Clojure at a Bank – Testing
May 21, 2013 § 7 Comments
This post is a continuation of my earlier ‘Clojure at a Bank’ posts. I’ve since left the bank and am working for a large newspaper company, fortunately for me still writing Clojure.
It’s an obvious point to make, that different projects can have very different testing demands. At the bank we managed a throughput of financial products so it was critical that we got no surprises. Prod deployments were often like moon-landings, staged well in advance with lots of people in mission control.
At the newspaper it’s a bit different. Whilst bugs are still not to be warmly welcomed with a red carpet, the direction of investment can be shifted away from pre-emptive regression testing to active monitoring, along with some A/B testing.
Though the contexts of projects can differ wildly, I can still mull over some very familiar debates and practices.
TDD can get a bad rap because it’s so often thoughtlessly applied. People used to hold up 90-100% coverage metrics like they meant something, their eyes glazing over from staring at the IDE bar going red/green all day. I know this because I’ve experienced that dogmatic mentality myself, churning out little unit-test classes because that’s how I thought software should be written. A more senior colleague once expoused to me when surveying our plateau of tests that ‘writing production code is hard’. He was right.

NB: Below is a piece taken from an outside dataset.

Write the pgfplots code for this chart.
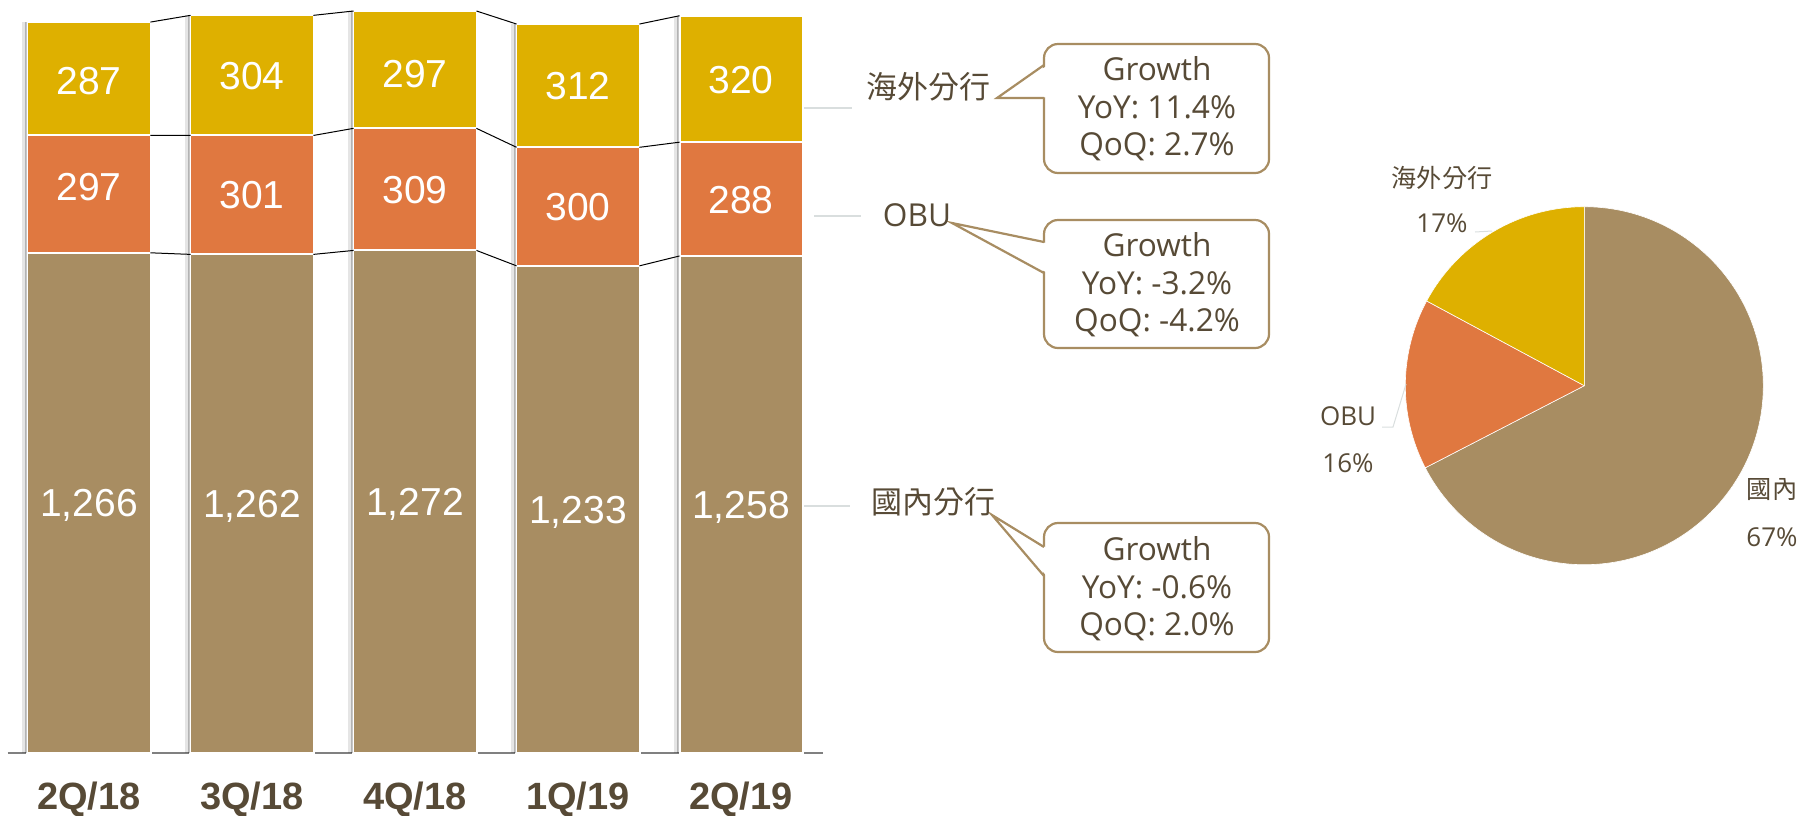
\documentclass[border=0pt]{standalone}
\usepackage{pgfplots}
\pgfplotsset{compat=1.18}
\usepackage{fontspec}
\setmainfont{Open Sans}
\newfontfamily\arialf{Liberation Sans}
\newfontfamily\cjk{Noto Sans CJK TC}
\definecolor{cYel}{HTML}{DEB000}
\definecolor{cOra}{HTML}{E07840}
\definecolor{cTan}{HTML}{A88D62}
\definecolor{txt}{HTML}{574A36}
\definecolor{lead}{HTML}{D9DEDE}
\begin{document}
\begin{tikzpicture}
\useasboundingbox (0,0) rectangle (901pt,-407.5pt);
% ---------- stacked bars ----------
\begin{axis}[
  at={(3.75pt,-376.5pt)}, anchor=south west,
  scale only axis, width=407.5pt, height=375.35pt,
  xmin=-0.5, xmax=4.5, ymin=0, ymax=1900,
  ybar stacked, bar width=61.5pt,
  axis x line*=bottom, axis y line=none,
  x axis line style={draw=gray, line width=0.75pt, -},
  xtick={0,1,2,3,4}, xticklabels={2Q/18,3Q/18,4Q/18,1Q/19,2Q/19},
  major tick length=0pt, xtick style={draw=none},
  xticklabel style={font=\arialf\bfseries\fontsize{19}{19}\selectfont, text=txt, anchor=center, text depth=0pt, inner sep=0pt, yshift=-21.5pt},
  ytick=\empty,
  clip=false,
]
\addplot[fill=cTan, draw=white, line width=1pt] coordinates {(0,1266)(1,1262)(2,1272)(3,1233)(4,1258)};
\addplot[fill=cOra, draw=white, line width=1pt] coordinates {(0,297)(1,301)(2,309)(3,300)(4,288)};
\addplot[fill=cYel, draw=white, line width=1pt] coordinates {(0,287)(1,304)(2,297)(3,312)(4,320)};
\end{axis}
% ---------- overlay: shadows, connectors, labels ----------
\begin{axis}[
  at={(3.75pt,-376.5pt)}, anchor=south west,
  scale only axis, width=407.5pt, height=375.35pt,
  xmin=-0.5, xmax=4.5, ymin=0, ymax=1900,
  axis lines=none, clip=false, unbounded coords=jump,
]
\addplot[ycomb, no marks, draw=black, opacity=0.10, line width=2pt] coordinates {(-0.4,1850)(0.6,1867)(1.6,1878)(2.6,1845)(3.6,1866)};
\addplot[ycomb, no marks, draw=black, opacity=0.22, line width=0.9pt] coordinates {(-0.3885,1850)(0.6115,1867)(1.6115,1878)(2.6115,1845)(3.6115,1866)};
\addplot[no marks, black, line width=0.5pt] coordinates {(0.377,1266)(0.623,1262)(1,nan)(1.377,1262)(1.623,1272)(2,nan)(2.377,1272)(2.623,1233)(3,nan)(3.377,1233)(3.623,1258)};
\addplot[no marks, black, line width=0.5pt] coordinates {(0.377,1563)(0.623,1563)(1,nan)(1.377,1563)(1.623,1581)(2,nan)(2.377,1581)(2.623,1533)(3,nan)(3.377,1533)(3.623,1546)};
\addplot[no marks, black, line width=0.5pt] coordinates {(0.377,1850)(0.623,1867)(1,nan)(1.377,1867)(1.623,1878)(2,nan)(2.377,1878)(2.623,1845)(3,nan)(3.377,1845)(3.623,1866)};
\tikzset{bl/.style={text=white, font=\arialf\fontsize{19.5}{19.5}\selectfont, text depth=0pt, inner sep=0pt, anchor=center}}
\node[bl] at (axis cs:0,1702) {287};
\node[bl] at (axis cs:1,1715) {304};
\node[bl] at (axis cs:2,1720) {297};
\node[bl] at (axis cs:3,1689) {312};
\node[bl] at (axis cs:4,1704) {320};
\node[bl] at (axis cs:0,1432) {297};
\node[bl] at (axis cs:1,1412.5) {301};
\node[bl] at (axis cs:2,1426.5) {309};
\node[bl] at (axis cs:3,1383) {300};
\node[bl] at (axis cs:4,1400) {288};
\node[bl] at (axis cs:0,633) {1,266};
\node[bl] at (axis cs:1,631) {1,262};
\node[bl] at (axis cs:2,636) {1,272};
\node[bl] at (axis cs:3,616.5) {1,233};
\node[bl] at (axis cs:4,629) {1,258};
\end{axis}
% ---------- pie ----------
\pgfmathsetmacro{\tot}{1258+288+320}
\pgfmathsetmacro{\aA}{90-360*(1258/\tot)}
\pgfmathsetmacro{\aB}{\aA-360*(288/\tot)}
\begin{axis}[
  at={(792.15pt,-192.85pt)}, anchor=center,
  scale only axis, width=179pt, height=179pt,
  xmin=-1, xmax=1, ymin=-1, ymax=1,
  axis lines=none, clip=false,
]
\filldraw[fill=cTan, draw=white, line width=0.3pt] (axis cs:0,0) -- ++(90:89.5pt) arc[start angle=90, end angle=\aA, radius=89.5pt] -- cycle;
\filldraw[fill=cOra, draw=white, line width=0.3pt] (axis cs:0,0) -- ++(\aA:89.5pt) arc[start angle=\aA, end angle=\aB, radius=89.5pt] -- cycle;
\filldraw[fill=cYel, draw=white, line width=0.3pt] (axis cs:0,0) -- ++(\aB:89.5pt) arc[start angle=\aB, end angle=-270, radius=89.5pt] -- cycle;
\end{axis}
% ---------- annotations ----------
\begin{scope}[x=0.5pt, y=-0.5pt]
\tikzset{co/.style={draw=cTan, line width=1.1pt},
  gt/.style={text=txt, font=\fontsize{15.8}{18.75}\selectfont, align=center, inner sep=0pt}}
% callout 1
\draw[co, fill=white, rounded corners=7pt] (1044,44) rectangle (1269,173);
\fill[white] (1045.8,66.5) -- (999,97.4) -- (1045.8,97.4) -- cycle;
\draw[co, line join=miter] (1044,65) -- (997,98) -- (1044,98);
\node[gt] at (1157,109) {Growth\\YoY: 11.4\%\\QoQ: 2.7\%};
% callout 2
\draw[co, fill=white, rounded corners=7pt] (1044,220) rectangle (1269,348);
\fill[white] (1045.8,243) -- (955,223.5) -- (1045.8,272) -- cycle;
\draw[co, line join=miter] (1044,242) -- (952,223) -- (1044,273);
\node[gt] at (1157,285) {Growth\\YoY: -3.2\%\\QoQ: -4.2\%};
% callout 3
\draw[co, fill=white, rounded corners=7pt] (1044,523) rectangle (1269,652);
\fill[white] (1045.8,547.5) -- (994,516) -- (1045.8,575) -- cycle;
\draw[co, line join=miter] (1044,547) -- (992,515) -- (1044,576);
\node[gt] at (1157,589) {Growth\\YoY: -0.6\%\\QoQ: 2.0\%};
% series labels
\node[text=txt, font=\cjk\fontsize{15.5}{15.5}\selectfont, inner sep=0pt] at (928,87) {海外分行};
\node[text=txt, font=\fontsize{15.8}{15.8}\selectfont, inner sep=0pt] at (917,215) {OBU};
\node[text=txt, font=\cjk\fontsize{15.5}{15.5}\selectfont, inner sep=0pt] at (933,502) {國內分行};
\draw[lead, line width=0.6pt] (804,108) -- (852,108);
\draw[lead, line width=0.6pt] (814,216) -- (861,216);
\draw[lead, line width=0.6pt] (804,506) -- (850,506);
% pie labels
\tikzset{pl/.style={text=txt, font=\fontsize{13}{13}\selectfont, inner sep=0pt},
  pc/.style={text=txt, font=\cjk\fontsize{12.6}{12.6}\selectfont, inner sep=0pt}}
\node[pc] at (1442,178) {海外分行};
\node[pl] at (1442,223) {17\%};
\node[pl] at (1348,416) {OBU};
\node[pl] at (1348,463) {16\%};
\node[pc] at (1772,490) {國內};
\node[pl] at (1772,537) {67\%};
\draw[lead, line width=0.5pt] (1475,232) -- (1492,231);
\draw[lead, line width=0.5pt] (1382,427) -- (1393,427) -- (1406,384);
\end{scope}
\end{tikzpicture}
\end{document}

I think that most people would concur that having lots of unit-tests can be very expensive. Deciphering mock scaffolds is little fun, as is encountering pointless tests around wiring. Refactoring prod code can be gleeful, but refactoring other peoples tests is just a pain.
But none of this is argument against TDD, rather just a recoil against how it’s dogmatically applied. The same goes for people holding up massive opinions about Scrum and puritanical XP, and frankly OO at times. Nearly everything sucks if it’s done by the book with no human contemplation and is not continuously improved.
Still, I think that adopting Clojure really does force a reappraisal of the testing situation.
Firsly I think that everyone still does TDD, it’s just that you use the REPL instead of writing actual test files. Some scaffolding you might keep around for future use, but it has to earn its keep.
Secondly, immutability is another serious game changer, as you’d expect with Clojure. Testing functions at a command line REPL that have simple data-in, data-out contracts is trivial. Compare this to OO land where you’re passing mutable state around and the contrast becomes apparent. Code written in a style that is more likely to have side-effects does need a higher rigour of testing, where you can emphasize more with the compulsion to break everything down into very small units and leave tests behind around them, just so that you can be sure that their behavour is pinned down.
There may be a problem that devs don’t write enough tests in Clojure-land, and strangely the reverse can be also true as devs over-compensate by adding tests of questionable value. I’ve been guilty of this by adding tests around the nitty-gritty kernel of a codebase that have never failed the build and no-ones probably ever read.
This is an area where I feel I’ve learnt some. My starting point is that I’ve seen projects basically killed by people going mad with ‘specification by example’ styled tests. Fit, Concordion, JBehave… DSL frameworks that encourage non-techies to write a boatload of tests that are later unmaintainable. I’ve seen occasions where sometimes it appears to work out, like when the DSL is written in Java all the way down, but most of the time it’s a large fail.
At the bank we had thousands of FIT tests and I still fantasise about going back and removing every last one of them. They mashed together the ideas of outside-in TDD, talking to the business, talking to the QAs, regression testing and system documentation. Out of these concerns regression testing was the only persistent benefit. The cost of them was huge including slow run times and lots of duplicated HTML and Java to manage.
Our Clojure efforts led us into different territory. Working on a sub-system and with regression as our prime concern, we stored up a large catalogue of test input and output expectation datasets – ‘fixtures’. We then made the fixtures queryable and stored them in ElasticSearch. From the REPL you could easily pull back some choice fixtures and then send them through the codebase. Because the fixtures contained expected outputs, we had some nice HTML pass/fail reports produced for results. We got some of the benefits of FIT for a fraction of the ongoing cost.
This approach is often referred to as data-driven testing. The tests in our case just were frozen JSON documents. As I was leaving we played with extending this approach to cover the whole of the system. Even though our system managed a complicated life-cycle of financial products, it was still possible to watch a product going through it and make observations that you could then store as JSON fixture data. You could theorectically record everything that happened as a result of the FIT tests being run and then use this data to remove them.
I regret that we didn’t tackle the testing mess head on across the whole system before doing anything else major. But to be fair we couldn’t have done this without the learnings we got from the Clojure rewrite of a sub-system, and we what we picked up around testing in particular.
I’m going to write a subsequent post about how we’ve gone about testing at the newspaper.